While there have been other conferences on soccer in America and around the world, my colleague and co-director, Dr. Brenda Elsey confirms that it is indeed one of the largest conferences ever organized on soccer anywhere in the world. And she should know. She spoke at a FIFA conference devoted to the history of the World Cup last year in Zurich but it was not as large as our conference. Because she is recognized around the world as a major scholar of Latin American football, Dr. Elsey is responsible for inviting many of the foremost scholars from 20 countries. The conference is also organized by the Hofstra Cultural Center, who handles logistics, and the Office of University Public Relations.
The title of the conference is “Soccer as the Beautiful Game: Football’s Artistry, Identity and Politics.” Art, identity and politics. All these aspects of soccer are surely present in Europe, South and Central America, maybe in Africa, a bit in Asia . . . But not in the United States. Why?

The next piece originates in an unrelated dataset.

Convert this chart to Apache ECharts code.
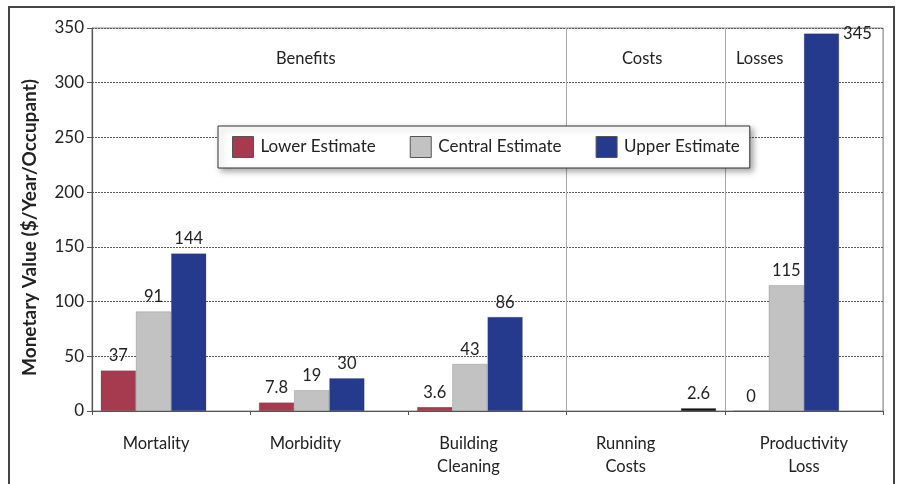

I wouldn’t say that art, identity and politics don’t enter into American soccer; they are surely present, just not in the same way or the same extent as they are in Latin America or Europe. I am teaching a course on the history of soccer now and I am discovering that there is a long history of soccer in the US. And wherever there is history, there is art, politics and issues of identity. Who plays? Who pays? Who watches? What political, economic, and cultural forces make soccer different in America? These are I think interesting questions.
The inventors of modern soccer were the English. Some say the Florentines of the Renaissance. But the Brazilians are always considered the best of all time, with or without Pelé. According to you, how much does the culture and the social history of a people influence the performance of national soccer team so that it might win a World Cup? Is it possible that the United States still doesn’t have the “culture” and the “history” to win a World Cup?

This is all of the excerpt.